> Data provided:

• • •

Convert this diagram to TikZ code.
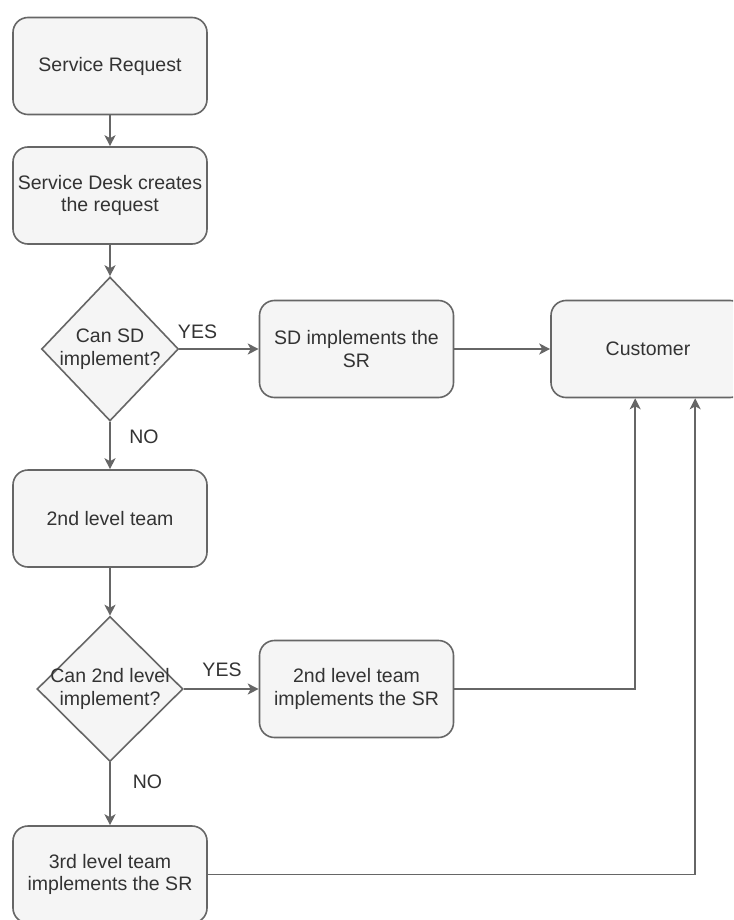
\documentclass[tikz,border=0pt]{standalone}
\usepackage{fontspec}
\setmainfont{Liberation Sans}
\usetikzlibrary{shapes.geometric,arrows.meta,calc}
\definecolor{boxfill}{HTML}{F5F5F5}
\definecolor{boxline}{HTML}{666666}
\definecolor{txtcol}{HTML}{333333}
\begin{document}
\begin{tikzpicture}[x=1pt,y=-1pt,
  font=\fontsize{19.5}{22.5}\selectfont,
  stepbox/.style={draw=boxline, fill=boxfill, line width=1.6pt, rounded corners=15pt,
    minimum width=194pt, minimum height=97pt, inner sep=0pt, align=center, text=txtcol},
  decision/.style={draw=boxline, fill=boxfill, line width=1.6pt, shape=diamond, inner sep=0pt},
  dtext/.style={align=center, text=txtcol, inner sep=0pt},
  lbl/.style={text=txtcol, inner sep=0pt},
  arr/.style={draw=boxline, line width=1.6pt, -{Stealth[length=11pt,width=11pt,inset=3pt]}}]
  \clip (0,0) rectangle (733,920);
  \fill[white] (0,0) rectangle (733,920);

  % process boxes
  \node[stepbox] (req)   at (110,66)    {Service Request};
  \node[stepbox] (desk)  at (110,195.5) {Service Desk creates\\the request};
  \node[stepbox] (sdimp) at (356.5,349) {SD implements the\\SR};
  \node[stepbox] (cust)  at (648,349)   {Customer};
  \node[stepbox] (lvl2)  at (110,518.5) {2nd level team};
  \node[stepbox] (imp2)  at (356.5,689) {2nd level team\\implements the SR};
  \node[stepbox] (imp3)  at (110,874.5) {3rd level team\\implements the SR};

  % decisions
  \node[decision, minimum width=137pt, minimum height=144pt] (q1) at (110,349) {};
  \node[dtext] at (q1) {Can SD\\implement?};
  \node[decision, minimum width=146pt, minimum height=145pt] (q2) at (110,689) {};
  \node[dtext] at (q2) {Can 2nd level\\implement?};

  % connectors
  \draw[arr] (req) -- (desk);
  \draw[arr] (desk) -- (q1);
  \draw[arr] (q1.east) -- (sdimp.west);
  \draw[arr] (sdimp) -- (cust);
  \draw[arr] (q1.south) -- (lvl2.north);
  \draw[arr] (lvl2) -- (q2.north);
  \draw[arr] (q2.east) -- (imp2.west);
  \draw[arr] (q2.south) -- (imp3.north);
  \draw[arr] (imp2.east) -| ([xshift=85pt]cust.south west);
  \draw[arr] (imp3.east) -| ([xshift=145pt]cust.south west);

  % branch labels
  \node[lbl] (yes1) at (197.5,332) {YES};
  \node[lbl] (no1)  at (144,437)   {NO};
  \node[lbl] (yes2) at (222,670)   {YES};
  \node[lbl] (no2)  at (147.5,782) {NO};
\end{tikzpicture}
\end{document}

• • •

> Objective:
Reproduce the material above in full, exactly, with no images.

> Solution to this task:
Convert this diagram to TikZ code.
\documentclass[tikz,border=0pt]{standalone}
\usepackage{fontspec}
\setmainfont{Liberation Sans}
\usetikzlibrary{shapes.geometric,arrows.meta,calc}
\definecolor{boxfill}{HTML}{F5F5F5}
\definecolor{boxline}{HTML}{666666}
\definecolor{txtcol}{HTML}{333333}
\begin{document}
\begin{tikzpicture}[x=1pt,y=-1pt,
  font=\fontsize{19.5}{22.5}\selectfont,
  stepbox/.style={draw=boxline, fill=boxfill, line width=1.6pt, rounded corners=15pt,
    minimum width=194pt, minimum height=97pt, inner sep=0pt, align=center, text=txtcol},
  decision/.style={draw=boxline, fill=boxfill, line width=1.6pt, shape=diamond, inner sep=0pt},
  dtext/.style={align=center, text=txtcol, inner sep=0pt},
  lbl/.style={text=txtcol, inner sep=0pt},
  arr/.style={draw=boxline, line width=1.6pt, -{Stealth[length=11pt,width=11pt,inset=3pt]}}]
  \clip (0,0) rectangle (733,920);
  \fill[white] (0,0) rectangle (733,920);

  % process boxes
  \node[stepbox] (req)   at (110,66)    {Service Request};
  \node[stepbox] (desk)  at (110,195.5) {Service Desk creates\\the request};
  \node[stepbox] (sdimp) at (356.5,349) {SD implements the\\SR};
  \node[stepbox] (cust)  at (648,349)   {Customer};
  \node[stepbox] (lvl2)  at (110,518.5) {2nd level team};
  \node[stepbox] (imp2)  at (356.5,689) {2nd level team\\implements the SR};
  \node[stepbox] (imp3)  at (110,874.5) {3rd level team\\implements the SR};

  % decisions
  \node[decision, minimum width=137pt, minimum height=144pt] (q1) at (110,349) {};
  \node[dtext] at (q1) {Can SD\\implement?};
  \node[decision, minimum width=146pt, minimum height=145pt] (q2) at (110,689) {};
  \node[dtext] at (q2) {Can 2nd level\\implement?};

  % connectors
  \draw[arr] (req) -- (desk);
  \draw[arr] (desk) -- (q1);
  \draw[arr] (q1.east) -- (sdimp.west);
  \draw[arr] (sdimp) -- (cust);
  \draw[arr] (q1.south) -- (lvl2.north);
  \draw[arr] (lvl2) -- (q2.north);
  \draw[arr] (q2.east) -- (imp2.west);
  \draw[arr] (q2.south) -- (imp3.north);
  \draw[arr] (imp2.east) -| ([xshift=85pt]cust.south west);
  \draw[arr] (imp3.east) -| ([xshift=145pt]cust.south west);

  % branch labels
  \node[lbl] (yes1) at (197.5,332) {YES};
  \node[lbl] (no1)  at (144,437)   {NO};
  \node[lbl] (yes2) at (222,670)   {YES};
  \node[lbl] (no2)  at (147.5,782) {NO};
\end{tikzpicture}
\end{document}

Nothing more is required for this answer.